Ultimately, the Court need not decide damages or resolve the issue of causation between the Debtor's alleged fraud and Buterick's loss. As set forth above, the Plaintiff has not shown the intent to deceive necessary to support a claim under either §523(a)(2)(A) or (B) and the Complaint fails.
The Supreme Court clarified that an "element of causation [is] inherent in the phrase 'obtained by, '" as it is used in § 523(a)(2). Field v. Mans, 516 U.S. at 66. However, this Court's research was not conclusive regarding whether a plaintiff must show "proximate cause" to succeed in a claim under § 523(a)(2)(B).
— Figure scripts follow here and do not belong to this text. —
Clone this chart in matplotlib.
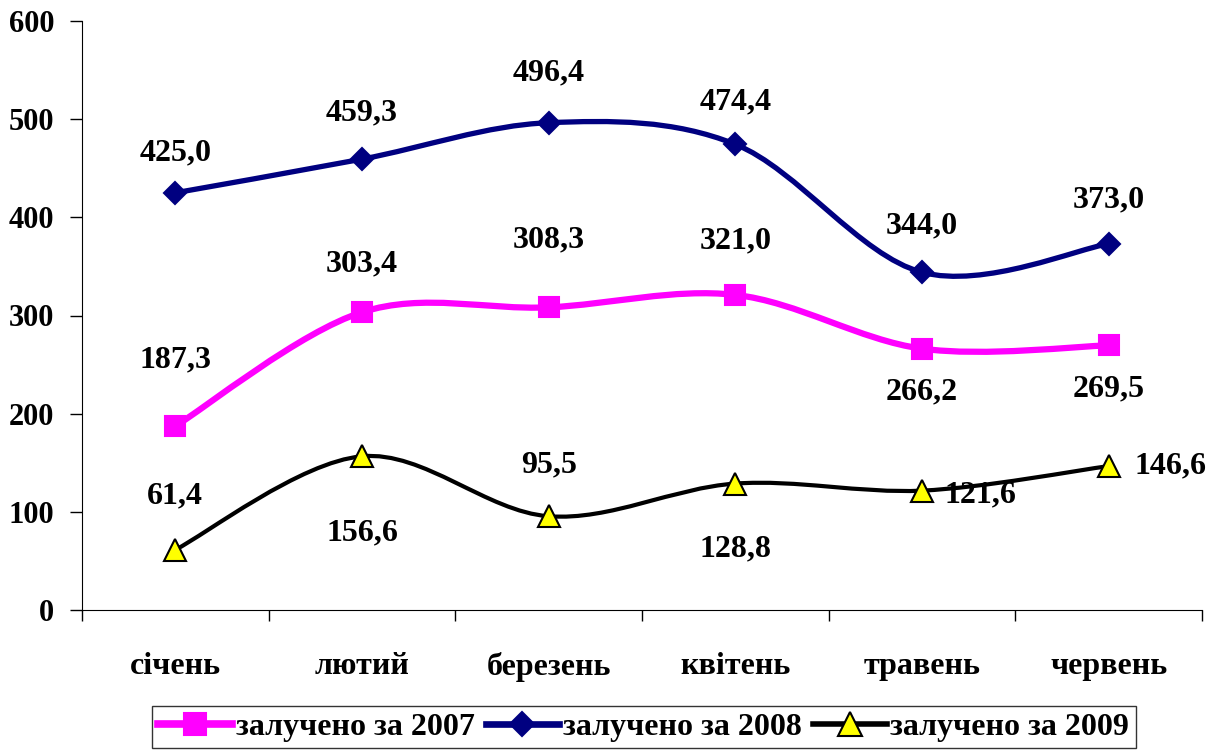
import numpy as np
import matplotlib
matplotlib.use('Agg')
import matplotlib.pyplot as plt
from matplotlib.path import Path
from matplotlib.patches import PathPatch
from matplotlib.lines import Line2D

plt.rcParams['font.family'] = ['Liberation Serif', 'DejaVu Serif']
plt.rcParams['font.weight'] = 'bold'

months = ['січень', 'лютий', 'березень', 'квітень', 'травень', 'червень']
v2007 = [187.3, 303.4, 308.3, 321.0, 266.2, 269.5]
v2008 = [425.0, 459.3, 496.4, 474.4, 344.0, 373.0]
v2009 = [61.4, 156.6, 95.5, 128.8, 121.6, 146.6]
names = ['залучено за 2007', 'залучено за 2008', 'залучено за 2009']

# label offsets in pixels (dx, dy) relative to the point
off2007 = [(0, 66), (0, 48), (0, 67), (0, 54), (0, -43), (0, -43)]
off2008 = [(0, 40), (0, 46), (0, 50), (0, 42), (0, 46), (0, 44)]
off2009 = [(0, 54), (0, -77), (0, 51), (0, -65), (58, -4), (62, 0)]


def smooth_path(xs, ys):
    # Excel-like Bezier smoothing (Catmull-Rom control points)
    p = np.column_stack([xs, ys]).astype(float)
    n = len(p)
    verts = [p[0]]
    codes = [Path.MOVETO]
    for i in range(n - 1):
        p0 = p[i - 1] if i > 0 else p[i]
        p1 = p[i]
        p2 = p[i + 1]
        p3 = p[i + 2] if i + 2 < n else p[i + 1]
        c1 = p1 + (p2 - p0) / 6.0
        c2 = p2 - (p3 - p1) / 6.0
        verts += [c1, c2, p2]
        codes += [Path.CURVE4] * 3
    return Path(verts, codes)


fig = plt.figure(figsize=(12.15, 7.53), dpi=100)
ax = fig.add_axes([82 / 1215, 1 - 610 / 753, (1202 - 82) / 1215, (610 - 21) / 753])

x = np.arange(len(months))
series = [
    (v2007, '#FF00FF', 4.5, 's', 15, '#FF00FF', '#FF00FF', off2007),
    (v2008, '#000080', 3.8, 'D', 11, '#000080', '#000080', off2008),
    (v2009, '#000000', 3.0, '^', 16, '#FFFF00', '#000000', off2009),
]
handles = []
for (vals, col, lw, mk, ms, mfc, mec, offs), name in zip(series, names):
    ax.add_patch(PathPatch(smooth_path(x, vals), facecolor='none', edgecolor=col,
                           lw=lw, capstyle='round', joinstyle='round', zorder=2))
    ax.plot(x, vals, linestyle='none', marker=mk, ms=ms, mfc=mfc, mec=mec,
            mew=1.5, zorder=3)
    for xi, v, (dx, dy) in zip(x, vals, offs):
        ax.annotate(f'{v:.1f}'.replace('.', ','), (xi, v), xytext=(dx, dy),
                    textcoords='offset pixels', ha='center', va='center',
                    fontsize=23, fontweight='bold', zorder=4)
    handles.append(Line2D([], [], color=col, lw=lw + 1, marker=mk, ms=ms + 1, mfc=mfc,
                          mec=mec, mew=1.5, label=name))

ax.set_xlim(-0.5, len(months) - 0.5)
ax.set_ylim(0, 600)
ax.set_yticks(range(0, 601, 100))
ax.tick_params(axis='y', labelsize=22, length=9, width=1, pad=11, direction='out')
ax.set_xticks(np.arange(-0.5, len(months)), minor=False)
ax.set_xticklabels([])
ax.set_xticks(x, minor=True)
ax.set_xticklabels(months, minor=True, fontsize=23, fontweight='bold')
ax.tick_params(axis='x', which='major', length=8, width=1, direction='out')
ax.tick_params(axis='x', which='minor', length=0, pad=30)
for lbl in ax.get_yticklabels():
    lbl.set_fontweight('bold')
ax.spines['top'].set_visible(False)
ax.spines['right'].set_visible(False)

leg = fig.legend(handles=handles, loc='upper left', bbox_to_anchor=(152 / 1215, 1 - 706 / 753),
                 ncol=3, frameon=True, fancybox=False, edgecolor='black',
                 prop={'size': 23, 'weight': 'bold'}, handlelength=2.3,
                 handletextpad=0.12, columnspacing=0.35, borderpad=0.2,
                 borderaxespad=0)
leg.get_frame().set_linewidth(1)

fig.savefig('out.png', dpi=100)
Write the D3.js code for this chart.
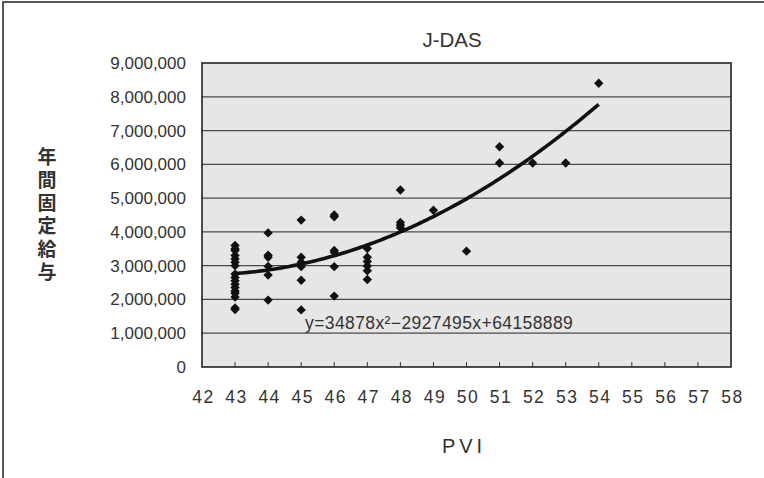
<!DOCTYPE html>
<html>
<head>
<meta charset="utf-8">
<script src="https://cdn.jsdelivr.net/npm/d3@7"></script>
<style>
  body { margin: 0; background: #fff; }
  text { font-family: "Liberation Sans", Arial, sans-serif; fill: #333; }
</style>
</head>
<body>
<svg id="chart"></svg>
<script>
const width = 764
const height = 478

// PVI score for each employee and yearly fixed pay (yen)
const pvi = [
  43, 43, 43, 43, 43, 43, 43, 43, 43, 43, 43, 43, 43, 43, 43, 43, 43,
  44, 44, 44, 44, 44, 44,
  45, 45, 45, 45, 45, 45,
  46, 46, 46, 46, 46, 46,
  47, 47, 47, 47, 47, 47,
  48, 48, 48, 48,
  49, 50, 51, 51, 52, 53, 54
]
const pay = [
  3600000, 3500000, 3450000, 3300000, 3200000, 3100000, 3000000, 2750000, 2650000,
  2550000, 2450000, 2350000, 2250000, 2180000, 2070000, 1750000, 1700000,
  3970000, 3310000, 3250000, 2980000, 2720000, 1980000,
  4350000, 3250000, 3100000, 2970000, 2570000, 1690000,
  4500000, 4450000, 3450000, 3400000, 2970000, 2100000,
  3510000, 3250000, 3120000, 2990000, 2850000, 2590000,
  5240000, 4280000, 4200000, 4120000,
  4640000, 3430000, 6520000, 6040000, 6040000, 6040000, 8400000
]

// polynomial trend (order 2) as shown in the chart: a*x^2 + b*x + c
const trendCoef = [34878, -2927495, 64158889]
const trendLabel = 'y=34878x²−2927495x+64158889'

const xTicks = d3.range(42, 59)
const yTicks = d3.range(0, 9000001, 1000000)

const margin = { left: 202, right: 33, top: 63, bottom: 111 }

const svg = d3.select('#chart').attr('width', width).attr('height', height)

// outer chart frame (right/bottom run off the picture)
svg.append('rect')
  .attr('x', 3).attr('y', 2)
  .attr('width', width + 10).attr('height', height + 10)
  .attr('fill', '#fff')
  .attr('stroke', '#222')
  .attr('stroke-width', 1.5)

const x = d3.scaleLinear().domain([42, 58]).range([margin.left, width - margin.right])
const y = d3.scaleLinear().domain([0, 9000000]).range([height - margin.bottom, margin.top])

// plot area
svg.append('rect')
  .attr('x', x(42)).attr('y', y(9000000))
  .attr('width', x(58) - x(42)).attr('height', y(0) - y(9000000))
  .attr('fill', '#e6e6e7')

// gridlines
svg.append('g')
  .selectAll('line')
  .data(yTicks.filter(d => d > 0 && d < 9000000))
  .enter().append('line')
  .attr('x1', x(42)).attr('x2', x(58))
  .attr('y1', d => y(d)).attr('y2', d => y(d))
  .attr('stroke', '#4a4a4a')
  .attr('stroke-width', 1.2)

// y axis labels
const yAxis = d3.axisLeft(y).tickValues(yTicks).tickSize(0).tickPadding(16)
  .tickFormat(d3.format(','))
const gy = svg.append('g').attr('transform', `translate(${x(42)},0)`).call(yAxis)
gy.select('.domain').remove()
gy.selectAll('text').style('font-size', '17px').attr('fill', '#333')

// x axis with small inner ticks
const xAxis = d3.axisBottom(x).tickValues(xTicks).tickSize(0).tickPadding(24)
const gx = svg.append('g').attr('transform', `translate(0,${y(0)})`).call(xAxis)
gx.select('.domain').remove()
gx.selectAll('text')
  .style('font-size', '17.5px')
  .style('letter-spacing', '1.5px')
  .attr('dx', '1')
  .attr('fill', '#333')

svg.append('g')
  .selectAll('line')
  .data(xTicks.filter(d => d > 42 && d < 58))
  .enter().append('line')
  .attr('x1', d => x(d)).attr('x2', d => x(d))
  .attr('y1', y(0)).attr('y2', y(0) - 5)
  .attr('stroke', '#333')
  .attr('stroke-width', 1)

// plot border
svg.append('rect')
  .attr('x', x(42)).attr('y', y(9000000))
  .attr('width', x(58) - x(42)).attr('height', y(0) - y(9000000))
  .attr('fill', 'none')
  .attr('stroke', '#222')
  .attr('stroke-width', 1.6)

// trend line
const trend = v => trendCoef[0] * v * v + trendCoef[1] * v + trendCoef[2]
const xs = d3.range(43, 54.001, 0.1)
svg.append('path')
  .datum(xs)
  .attr('d', d3.line().x(d => x(d)).y(d => y(trend(d))))
  .attr('fill', 'none')
  .attr('stroke', '#111')
  .attr('stroke-width', 3.6)
  .attr('stroke-linejoin', 'round')

// points (diamonds)
const diamond = d3.symbol().type(d3.symbolSquare).size(44)
svg.append('g')
  .selectAll('path')
  .data(pvi.map((p, i) => [p, pay[i]]))
  .enter().append('path')
  .attr('d', diamond)
  .attr('transform', d => `translate(${x(d[0])},${y(d[1])}) rotate(45)`)
  .attr('fill', '#111')

// equation, sits just above the 1,000,000 gridline
svg.append('text')
  .attr('x', 305).attr('y', 329)
  .style('font-size', '17.5px')
  .style('letter-spacing', '0.4px')
  .text(trendLabel)

// title
svg.append('text')
  .attr('x', 452).attr('y', 47)
  .attr('text-anchor', 'middle')
  .style('font-size', '20.5px')
  .text('J-DAS')

// x title
svg.append('text')
  .attr('x', 464).attr('y', 453)
  .attr('text-anchor', 'middle')
  .style('font-size', '20px')
  .style('letter-spacing', '4px')
  .text('PVI')

// y title, written vertically
svg.append('text')
  .attr('x', 47)
  .attr('y', 147)
  .attr('writing-mode', 'tb')
  .style('font-family', '"Noto Sans CJK JP", sans-serif')
  .style('font-weight', 'bold')
  .style('font-size', '19px')
  .style('letter-spacing', '4px')
  .attr('fill', '#222')
  .text('年間固定給与')
</script>
</body>
</html>
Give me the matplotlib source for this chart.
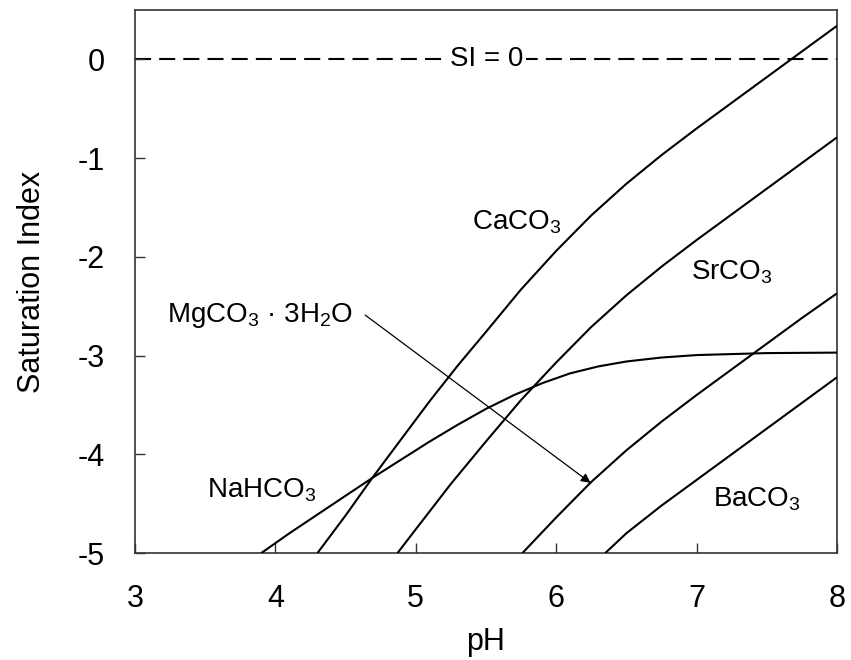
import matplotlib
matplotlib.use("Agg")
import matplotlib.pyplot as plt

# font setup (Arial-like)
plt.rcParams['font.family'] = ['Liberation Sans', 'DejaVu Sans']
plt.rcParams['mathtext.fontset'] = 'custom'
plt.rcParams['mathtext.rm'] = 'Liberation Sans'
plt.rcParams['mathtext.it'] = 'Liberation Sans:italic'
plt.rcParams['mathtext.default'] = 'regular'
plt.rcParams['axes.unicode_minus'] = False

# curves (pH, saturation index)
caco3_ph = [4.30, 4.50, 4.69, 4.90, 5.10, 5.30, 5.50, 5.75, 6.00, 6.25, 6.50, 6.75, 7.00, 7.25, 7.50, 7.75, 8.00]
caco3_si = [-5.00, -4.62, -4.24, -3.84, -3.46, -3.10, -2.76, -2.33, -1.94, -1.58, -1.26, -0.97, -0.70, -0.44, -0.18, 0.08, 0.34]

srco3_ph = [4.87, 5.00, 5.25, 5.50, 5.75, 6.00, 6.25, 6.50, 6.75, 7.00, 7.25, 7.50, 7.75, 8.00]
srco3_si = [-5.00, -4.76, -4.30, -3.87, -3.45, -3.07, -2.71, -2.39, -2.10, -1.83, -1.57, -1.31, -1.05, -0.79]

mgco3_ph = [5.76, 6.00, 6.25, 6.50, 6.75, 7.00, 7.25, 7.50, 7.75, 8.00]
mgco3_si = [-5.00, -4.64, -4.28, -3.96, -3.67, -3.40, -3.14, -2.88, -2.62, -2.37]

baco3_ph = [6.35, 6.50, 6.75, 7.00, 7.25, 7.50, 7.75, 8.00]
baco3_si = [-5.00, -4.80, -4.52, -4.26, -4.00, -3.74, -3.48, -3.22]

nahco3_ph = [3.90, 4.10, 4.30, 4.50, 4.69, 4.90, 5.10, 5.30, 5.50, 5.70, 5.90, 6.10, 6.30, 6.50, 6.75, 7.00, 7.50, 8.00]
nahco3_si = [-5.00, -4.80, -4.61, -4.42, -4.24, -4.05, -3.87, -3.70, -3.54, -3.40, -3.28, -3.18, -3.11, -3.06, -3.02, -2.995, -2.975, -2.97]

xticks = [3, 4, 5, 6, 7, 8]
yticks = [0, -1, -2, -3, -4, -5]

fig = plt.figure(figsize=(8.51, 6.6), dpi=100)
ax = fig.add_subplot(1, 1, 1)
fig.subplots_adjust(left=0.1586, right=0.9835, bottom=0.1621, top=0.9848)

# SI = 0 reference line
ax.axhline(0, color='black', lw=1.5, dashes=(7.7, 3.9), zorder=1)
ax.text(5.505, 0, 'SI = 0', fontsize=20, ha='center', va='center',
        bbox=dict(facecolor='white', edgecolor='none', pad=2), zorder=2)

# mineral curves
for xs, ys in [(caco3_ph, caco3_si), (srco3_ph, srco3_si), (mgco3_ph, mgco3_si),
               (baco3_ph, baco3_si), (nahco3_ph, nahco3_si)]:
    ax.plot(xs, ys, color='black', lw=1.5, solid_capstyle='butt', zorder=3)

# labels
ax.text(5.72, -1.65, 'CaCO$_3$', fontsize=20, ha='center', va='center')
ax.text(7.25, -2.16, 'SrCO$_3$', fontsize=20, ha='center', va='center')
ax.text(3.89, -2.59, 'MgCO$_3$ · 3H$_2$O', fontsize=20, ha='center', va='center')
ax.text(3.90, -4.36, 'NaHCO$_3$', fontsize=20, ha='center', va='center')
ax.text(7.43, -4.46, 'BaCO$_3$', fontsize=20, ha='center', va='center')

# arrow from the MgCO3 label to its curve
ax.annotate('', xy=(6.245, -4.29), xytext=(4.64, -2.59),
            arrowprops=dict(arrowstyle='-|>', color='black', lw=0.9,
                            mutation_scale=14, shrinkA=0, shrinkB=0))

ax.set_xlim(3, 8)
ax.set_ylim(-5, 0.5)
ax.set_xticks(xticks)
ax.set_yticks(yticks)
ax.set_xticklabels([str(v) for v in xticks])
ax.set_yticklabels([str(v) for v in yticks])
ax.tick_params(direction='in', length=7, width=1, labelsize=22, pad=22,
               top=False, right=False, colors='#333333', labelcolor='black')
for sp in ax.spines.values():
    sp.set_color('#333333')
    sp.set_linewidth(1.2)

ax.set_xlabel('pH', fontsize=22, labelpad=10)
ax.set_ylabel('Saturation Index', fontsize=22, labelpad=22)

fig.savefig('out.png', dpi=100)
At least one other court in this district noted "a split in the caselaw as to whether a § 523(a)(2)(B) plaintiff need prove the element of loss and damage as the proximate result of the debtor's presentation of a false financial statement to the plaintiff." In re Johnson, 242 B.R. 283, 292 (Bankr. E.D. Pa. 1999) (collecting cases). "The majority of courts, particularly appellate courts, hold that a separate damages requirement is not necessary for a claim under § 523(a)(2)(B), relying on the plain words of the statute which does not include a damages requirement." In re Anzo, 547 B.R. 454, 471 (Bankr. N.D.Ga. 2016) (collecting cases). This Court declines to weigh in on this issue. Because the Court finds that the Plaintiff has not met its burden of establishing intent under the statute, its claim fails and the Court need not reach the thorny issue of causation under § 523(a)(2)(B).
IV. Conclusion
For the aforementioned reasons, the Plaintiffs Complaint is denied in its entirety and the Court rules in favor of the Debtor. The Court will enter an appropriate Order.